What you need to do: Identify and pull out each line of the entries in which "with" occurs.
:: Record set
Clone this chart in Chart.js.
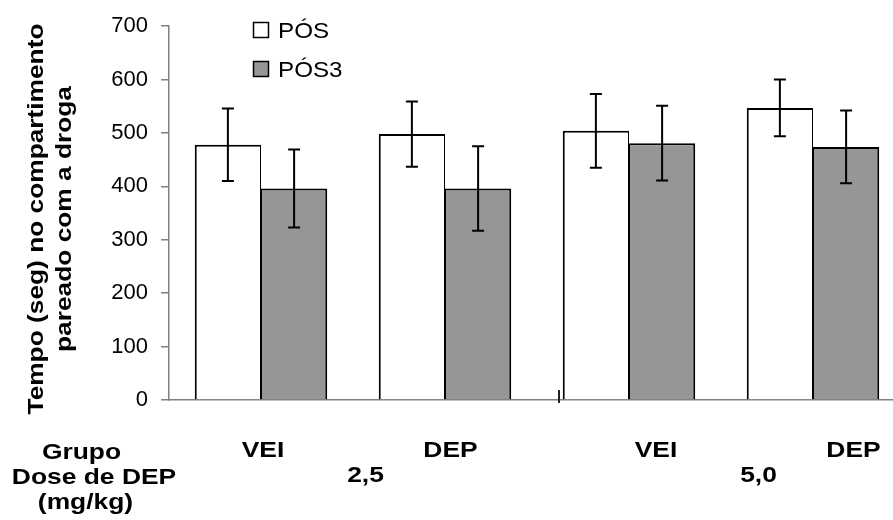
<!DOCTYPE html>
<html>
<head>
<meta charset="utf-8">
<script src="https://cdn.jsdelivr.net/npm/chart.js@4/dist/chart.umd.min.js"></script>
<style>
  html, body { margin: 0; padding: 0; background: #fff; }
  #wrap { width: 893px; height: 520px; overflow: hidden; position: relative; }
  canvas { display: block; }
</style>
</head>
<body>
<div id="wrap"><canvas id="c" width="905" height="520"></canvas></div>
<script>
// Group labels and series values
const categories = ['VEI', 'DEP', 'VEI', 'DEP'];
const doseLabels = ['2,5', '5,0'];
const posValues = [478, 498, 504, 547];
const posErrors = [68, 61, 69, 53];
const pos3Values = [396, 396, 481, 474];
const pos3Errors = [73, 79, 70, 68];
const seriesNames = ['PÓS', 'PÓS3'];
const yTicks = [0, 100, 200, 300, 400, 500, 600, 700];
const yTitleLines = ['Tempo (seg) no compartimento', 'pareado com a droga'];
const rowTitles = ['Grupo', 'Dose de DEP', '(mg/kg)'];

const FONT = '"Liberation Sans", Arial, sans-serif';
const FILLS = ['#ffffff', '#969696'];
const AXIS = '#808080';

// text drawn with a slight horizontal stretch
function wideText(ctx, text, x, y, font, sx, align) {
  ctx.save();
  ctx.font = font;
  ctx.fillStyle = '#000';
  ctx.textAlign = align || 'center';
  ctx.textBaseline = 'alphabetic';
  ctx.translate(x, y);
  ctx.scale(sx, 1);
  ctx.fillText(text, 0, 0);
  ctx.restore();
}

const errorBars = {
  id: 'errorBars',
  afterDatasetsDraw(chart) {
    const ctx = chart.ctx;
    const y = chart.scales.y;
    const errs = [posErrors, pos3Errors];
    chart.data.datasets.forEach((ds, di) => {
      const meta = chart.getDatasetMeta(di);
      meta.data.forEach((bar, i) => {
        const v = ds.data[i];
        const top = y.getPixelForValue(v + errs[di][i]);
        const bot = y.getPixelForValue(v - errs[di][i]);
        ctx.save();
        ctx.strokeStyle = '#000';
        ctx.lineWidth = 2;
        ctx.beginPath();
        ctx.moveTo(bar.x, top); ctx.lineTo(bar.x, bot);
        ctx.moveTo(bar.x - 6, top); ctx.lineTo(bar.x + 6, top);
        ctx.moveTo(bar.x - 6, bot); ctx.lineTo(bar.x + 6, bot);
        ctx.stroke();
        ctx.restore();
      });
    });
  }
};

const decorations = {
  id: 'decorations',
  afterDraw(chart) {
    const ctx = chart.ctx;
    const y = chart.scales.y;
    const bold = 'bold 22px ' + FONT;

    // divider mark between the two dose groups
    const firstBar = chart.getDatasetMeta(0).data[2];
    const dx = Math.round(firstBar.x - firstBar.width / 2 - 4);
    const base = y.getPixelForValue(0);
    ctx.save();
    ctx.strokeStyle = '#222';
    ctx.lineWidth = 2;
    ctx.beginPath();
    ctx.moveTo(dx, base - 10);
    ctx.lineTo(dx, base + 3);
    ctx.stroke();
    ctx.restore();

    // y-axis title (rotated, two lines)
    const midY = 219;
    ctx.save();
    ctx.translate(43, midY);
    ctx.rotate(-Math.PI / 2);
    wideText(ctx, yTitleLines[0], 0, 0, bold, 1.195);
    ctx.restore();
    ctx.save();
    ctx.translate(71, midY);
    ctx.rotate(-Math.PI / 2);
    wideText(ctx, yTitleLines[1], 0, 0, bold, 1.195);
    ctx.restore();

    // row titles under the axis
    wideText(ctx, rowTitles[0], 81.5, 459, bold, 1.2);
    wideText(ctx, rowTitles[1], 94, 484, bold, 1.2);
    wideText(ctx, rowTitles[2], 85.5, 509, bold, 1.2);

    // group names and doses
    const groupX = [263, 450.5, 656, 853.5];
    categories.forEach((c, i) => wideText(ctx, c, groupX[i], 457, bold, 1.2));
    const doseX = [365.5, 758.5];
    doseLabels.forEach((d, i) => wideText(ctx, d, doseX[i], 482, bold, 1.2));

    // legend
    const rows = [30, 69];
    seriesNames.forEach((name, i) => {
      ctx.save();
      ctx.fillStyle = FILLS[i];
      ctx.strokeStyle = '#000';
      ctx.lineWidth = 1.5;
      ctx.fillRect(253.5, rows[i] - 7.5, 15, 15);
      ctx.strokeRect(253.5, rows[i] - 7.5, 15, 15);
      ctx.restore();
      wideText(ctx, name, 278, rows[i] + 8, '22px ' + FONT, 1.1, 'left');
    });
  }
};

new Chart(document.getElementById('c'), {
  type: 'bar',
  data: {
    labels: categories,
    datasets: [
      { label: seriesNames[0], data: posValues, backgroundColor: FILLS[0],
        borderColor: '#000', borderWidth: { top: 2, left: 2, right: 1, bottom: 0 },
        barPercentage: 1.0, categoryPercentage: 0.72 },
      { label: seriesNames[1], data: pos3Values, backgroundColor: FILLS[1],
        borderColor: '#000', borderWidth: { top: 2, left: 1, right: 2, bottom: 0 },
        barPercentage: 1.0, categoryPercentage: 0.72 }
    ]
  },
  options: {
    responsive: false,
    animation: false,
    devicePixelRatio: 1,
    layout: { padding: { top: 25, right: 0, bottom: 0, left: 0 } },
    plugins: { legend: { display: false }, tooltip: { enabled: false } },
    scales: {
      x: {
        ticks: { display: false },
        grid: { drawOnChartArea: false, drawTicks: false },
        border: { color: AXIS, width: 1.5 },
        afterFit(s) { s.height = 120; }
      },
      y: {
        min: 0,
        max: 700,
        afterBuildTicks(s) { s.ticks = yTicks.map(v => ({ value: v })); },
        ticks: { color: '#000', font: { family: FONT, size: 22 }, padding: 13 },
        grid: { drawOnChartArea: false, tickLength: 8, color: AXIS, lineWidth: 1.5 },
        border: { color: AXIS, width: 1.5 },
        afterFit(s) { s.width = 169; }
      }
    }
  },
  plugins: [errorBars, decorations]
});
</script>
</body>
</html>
::::
:: Record set
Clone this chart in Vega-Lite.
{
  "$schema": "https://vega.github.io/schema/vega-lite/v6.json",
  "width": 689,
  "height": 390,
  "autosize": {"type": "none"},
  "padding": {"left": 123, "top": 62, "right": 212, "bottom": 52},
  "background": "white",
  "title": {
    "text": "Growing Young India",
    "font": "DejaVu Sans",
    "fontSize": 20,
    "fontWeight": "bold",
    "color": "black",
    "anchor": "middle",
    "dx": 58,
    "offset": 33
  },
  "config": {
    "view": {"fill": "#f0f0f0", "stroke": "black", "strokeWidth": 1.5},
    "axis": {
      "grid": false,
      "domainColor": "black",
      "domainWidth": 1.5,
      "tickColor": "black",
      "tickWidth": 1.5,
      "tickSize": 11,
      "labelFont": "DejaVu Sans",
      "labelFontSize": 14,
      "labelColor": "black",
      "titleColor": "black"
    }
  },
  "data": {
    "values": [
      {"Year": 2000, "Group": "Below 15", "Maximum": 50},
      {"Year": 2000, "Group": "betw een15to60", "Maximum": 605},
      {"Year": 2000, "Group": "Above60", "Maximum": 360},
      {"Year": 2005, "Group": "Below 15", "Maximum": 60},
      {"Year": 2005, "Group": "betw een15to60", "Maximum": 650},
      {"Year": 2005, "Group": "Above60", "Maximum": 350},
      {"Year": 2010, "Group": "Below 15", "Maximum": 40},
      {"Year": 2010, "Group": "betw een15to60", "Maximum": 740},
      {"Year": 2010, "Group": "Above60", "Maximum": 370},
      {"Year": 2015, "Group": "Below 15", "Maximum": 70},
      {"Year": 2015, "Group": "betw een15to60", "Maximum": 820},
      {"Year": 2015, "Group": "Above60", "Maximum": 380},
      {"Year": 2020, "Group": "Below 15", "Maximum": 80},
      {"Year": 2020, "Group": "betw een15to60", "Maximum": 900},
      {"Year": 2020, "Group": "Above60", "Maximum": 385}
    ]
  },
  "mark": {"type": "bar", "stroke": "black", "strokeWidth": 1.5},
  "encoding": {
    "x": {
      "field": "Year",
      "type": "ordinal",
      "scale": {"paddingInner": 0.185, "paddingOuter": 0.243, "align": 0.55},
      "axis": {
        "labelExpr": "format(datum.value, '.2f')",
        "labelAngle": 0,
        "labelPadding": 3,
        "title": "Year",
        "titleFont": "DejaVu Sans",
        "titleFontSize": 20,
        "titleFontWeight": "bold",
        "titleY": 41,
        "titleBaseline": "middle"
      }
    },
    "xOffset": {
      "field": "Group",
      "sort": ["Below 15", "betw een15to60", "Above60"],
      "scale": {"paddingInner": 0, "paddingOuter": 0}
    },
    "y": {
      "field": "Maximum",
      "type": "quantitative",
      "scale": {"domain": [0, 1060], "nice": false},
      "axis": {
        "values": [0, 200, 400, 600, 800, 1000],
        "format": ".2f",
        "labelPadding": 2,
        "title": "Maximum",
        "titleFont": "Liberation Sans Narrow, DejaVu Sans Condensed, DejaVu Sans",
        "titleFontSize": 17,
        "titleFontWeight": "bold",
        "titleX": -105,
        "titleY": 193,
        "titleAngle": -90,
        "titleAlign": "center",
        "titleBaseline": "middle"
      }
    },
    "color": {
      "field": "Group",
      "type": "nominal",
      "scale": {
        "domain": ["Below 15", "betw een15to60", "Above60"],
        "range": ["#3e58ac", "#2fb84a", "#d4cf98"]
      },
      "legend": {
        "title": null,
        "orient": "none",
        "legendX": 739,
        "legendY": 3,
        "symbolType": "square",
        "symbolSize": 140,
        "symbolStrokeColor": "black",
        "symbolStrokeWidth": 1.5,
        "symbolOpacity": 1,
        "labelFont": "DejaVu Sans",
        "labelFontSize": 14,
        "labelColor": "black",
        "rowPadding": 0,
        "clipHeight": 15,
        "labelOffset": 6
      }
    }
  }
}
::::
:: Record set
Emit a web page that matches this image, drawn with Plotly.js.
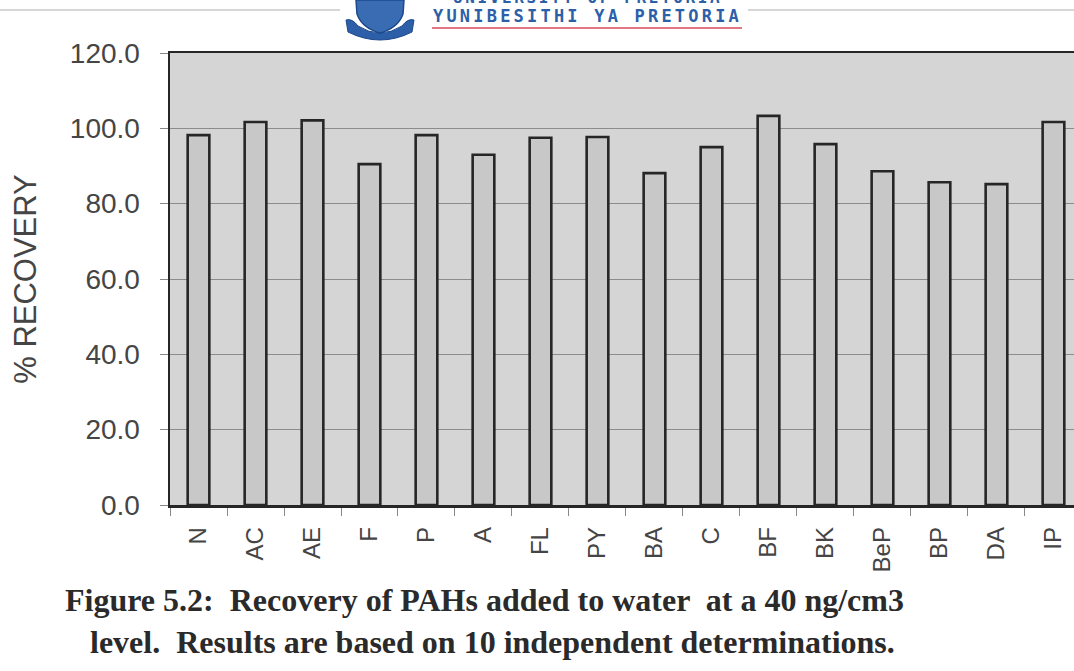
::::
Response for this exercise:
// text drawn with a slight horizontal stretch
Emit a web page that matches this image, drawn with Plotly.js.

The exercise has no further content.